Once the last table is strangled out, we drop the subscription, drop the slot, decommission the RDS. The Supabase project can be deleted by the client at their leisure.
Things we'd do differently
- Stand up the dry-run first. All three traps above were discovered on a scratch Supabase project restored from a production snapshot. That exercise cost two days. It would have cost two weeks if we'd hit them for the first time in production.
- Write the content-integrity check before anything else. We wrote the catalog metrics first because they felt more engineering-y. They're also what lied to us.

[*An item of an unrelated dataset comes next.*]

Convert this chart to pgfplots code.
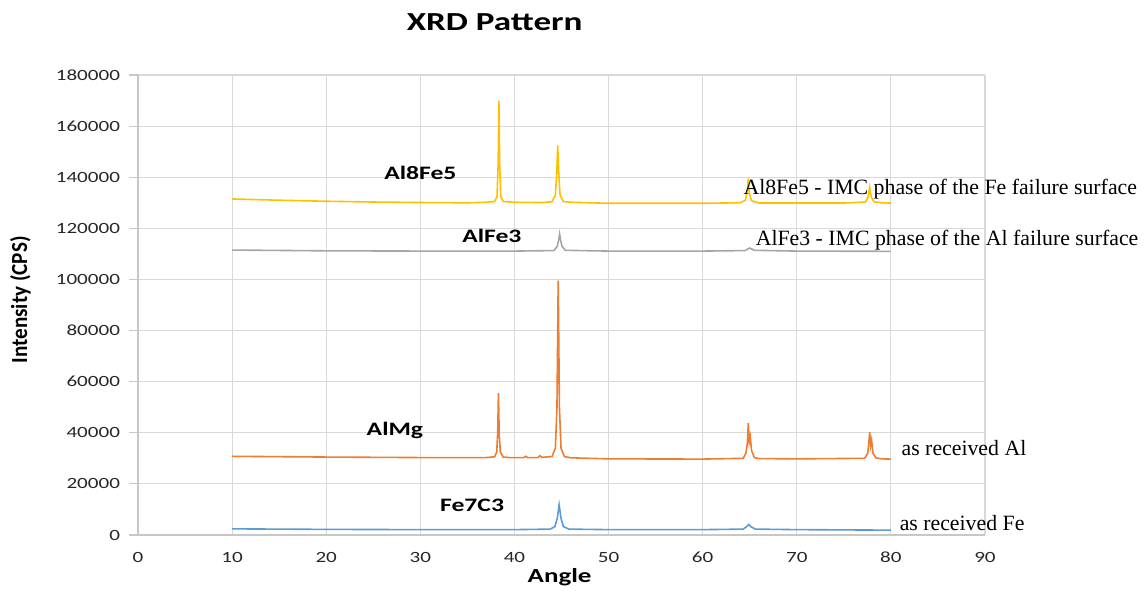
\documentclass[border=0pt]{standalone}
\usepackage{pgfplots}
\pgfplotsset{compat=1.18}
\usepackage{fontspec}
\setmainfont{Liberation Serif}
\newfontfamily\carl[FakeStretch=1.35]{Carlito}
\newfontfamily\carlc[FakeStretch=0.92]{Carlito}
\definecolor{cY}{HTML}{FFC000}
\definecolor{cG}{HTML}{A5A5A5}
\definecolor{cO}{HTML}{ED7D31}
\definecolor{cB}{HTML}{5B9BD5}
\definecolor{gridc}{HTML}{D9D9D9}
\begin{document}
\begin{tikzpicture}
\begin{axis}[
  at={(0pt,0pt)}, anchor=south west,
  scale only axis, width=423.5pt, height=230pt,
  xmin=0, xmax=90, ymin=0, ymax=180000,
  xtick={0,10,...,90}, ytick={0,20000,...,180000},
  grid=major, grid style={gridc, line width=0.6pt},
  axis lines=left, axis line style={gridc!80!gray, line width=0.6pt, -},
  tick align=outside,
  xtick style={draw=none},
  ytick style={gridc!80!gray, line width=0.6pt},
  major tick length=4.5pt,
  scaled y ticks=false,
  /pgf/number format/fixed,
  /pgf/number format/precision=0,
  /pgf/number format/assume math mode=true,
  /pgf/number format/set thousands separator={},
  ticklabel style={font=\carl\fontsize{7.8}{9}\selectfont, text=black!85},
  yticklabel style={xshift=-1pt},
  xticklabel style={yshift=-0.5pt},
  clip=false,
]
% Al8Fe5 (yellow)
\addplot[cY, line width=0.8pt] coordinates {
(10,131500) (15,131000) (20,130600) (25,130300) (30,130100) (35,130000) (37,130200) (37.9,130500)
(38.15,132500) (38.27,145000) (38.35,170000) (38.43,145000) (38.55,132500) (38.8,130500) (40,130200)
(43,130100) (44.0,130400) (44.35,133000) (44.5,142000) (44.6,152500) (44.7,142000) (44.85,133000) (45.2,130500) (46,130200)
(50,129800) (55,129800) (60,129800) (64,130000) (64.55,131000) (64.75,135000) (64.85,139500) (64.95,134000) (65.2,130800)
(66,129900) (70,129900) (75,129900) (77.3,130300) (77.6,132500) (77.75,136000) (77.9,132500)
(78.2,130400) (79,130000) (80,129900)};
% AlFe3 (grey)
\addplot[cG, line width=0.8pt] coordinates {
(10,111500) (20,111200) (30,111100) (40,111100) (44.2,111300) (44.55,113000) (44.7,115500) (44.8,117800)
(44.9,115500) (45.05,113000) (45.4,111400) (50,111100) (60,111100) (64.5,111300) (65,112300) (65.5,111400)
(70,111100) (80,111000)};
% AlMg (orange)
\addplot[cO, line width=0.8pt] coordinates {
(10,30800) (20,30500) (30,30300) (37,30300) (37.9,30600) (38.12,32500) (38.22,40000) (38.3,55500) (38.38,40000)
(38.5,32500) (38.8,30500) (39.5,30300) (41,30300) (41.2,30800) (41.4,30300) (42.5,30300) (42.7,31000) (42.9,30400)
(44.0,30700) (44.35,34000) (44.52,50000) (44.65,99500) (44.78,50000) (44.95,34000) (45.3,30700) (46,30200) (50,29800) (60,29700)
(64.3,30000) (64.6,32000) (64.75,36000) (64.85,43800) (64.95,36500) (65.05,38500) (65.2,33000) (65.5,30300) (66,29900) (70,29800)
(77.2,30000) (77.55,32000) (77.75,40200) (77.85,35000) (77.95,37000) (78.1,32000) (78.4,30200) (79,29800) (80,29700)};
% Fe7C3 (blue)
\addplot[cB, line width=0.8pt] coordinates {
(10,2400) (20,2200) (30,2100) (40,2100) (43.8,2300) (44.3,3300) (44.55,6500) (44.75,11800)
(44.95,6500) (45.2,3300) (45.8,2300) (50,2100) (60,2100) (64.3,2300) (64.65,3200) (64.9,4100) (65.15,3200) (65.6,2300)
(70,2100) (80,1900)};
% labels
\node[font=\carl\bfseries\fontsize{13}{15}\selectfont] at (axis cs:37.9,200700) {XRD Pattern};
\node[font=\carl\bfseries\fontsize{10}{12}\selectfont] at (axis cs:44.8,-16400) {Angle};
\node[font=\carlc\bfseries\fontsize{11.5}{13}\selectfont, rotate=90] at (axis cs:-12.5,92000) {Intensity (CPS)};
\node[font=\carl\bfseries\fontsize{9.5}{11}\selectfont] at (axis cs:30.0,141600) {Al8Fe5};
\node[font=\carl\bfseries\fontsize{9.5}{11}\selectfont] at (axis cs:37.6,117000) {AlFe3};
\node[font=\carl\bfseries\fontsize{9.5}{11}\selectfont] at (axis cs:27.3,41100) {AlMg};
\node[font=\carl\bfseries\fontsize{9.5}{11}\selectfont] at (axis cs:35.5,11700) {Fe7C3};
\node[font=\fontsize{10.9}{12}\selectfont, anchor=west, inner sep=0pt] at (axis cs:64.3,135400) {Al8Fe5 - IMC phase of the Fe failure surface};
\node[font=\fontsize{10.9}{12}\selectfont, anchor=west, inner sep=0pt] at (axis cs:65.6,115400) {AlFe3 - IMC phase of the Al failure surface};
\node[font=\fontsize{10.9}{12}\selectfont, anchor=west, inner sep=0pt] at (axis cs:81.1,34000) {as received Al};
\node[font=\fontsize{10.9}{12}\selectfont, anchor=west, inner sep=0pt] at (axis cs:80.9,4700) {as received Fe};
\end{axis}
\path[use as bounding box] (-69pt,-26pt) rectangle (505pt,267.5pt);
\end{tikzpicture}
\end{document}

- Stop trying to negotiate
max_slot_wal_keep_size. We spent an afternoon on this. It's not a conversation Supabase is interested in having. Once we accepted the cap as a property of the environment, the alarm thresholds and heartbeat cadence basically designed themselves.
Numbers
| Metric | Value |
|---|---|
| Source → target tables | 23 |
| Source database size | 1.5 GB |
| Initial COPY duration | 1h 40m |
| End-to-end replication lag (steady state) | ~10 seconds |
| Monthly cost, dev | ~$80 |
| Monthly cost, prod | ~$350 |
| Annualised savings vs AWS DMS (prod) | ~$4.3k |
| Additional compute | 2× 128 MB Lambdas |
| Custom CloudWatch metrics | 9 |
| CloudWatch alarms | 10 |
| Lines of Python | ~200 |
| Lines of Terraform | ~900 |
| Hours of client-side DBA time, steady state | 0 |
Closing
Logical replication in Postgres isn't magic. It's a set of primitives — publications, slots, walsenders, apply workers — that have shipped in the core database since version 10. The AWS-recommended path wraps those same primitives in managed compute and charges about $7k/yr for the wrapper. For a source we understood well and a target we owned, the wrapper wasn't earning its keep.
What we bought ourselves instead is roughly 200 lines of Python across two Lambdas, 900 lines of Terraform, three bash scripts, and a runbook we'll actually read when the pager goes off. One PR. The "something is wrong" signal on the whole system is a single alarm: HeartbeatLagSeconds > 60s for 10 min. If that's green, the mirror is faithful. If it's red, the runbook tells you exactly what to check and in what order.
The boring answer was the right one, which — as these things go — is pretty often the way it works out.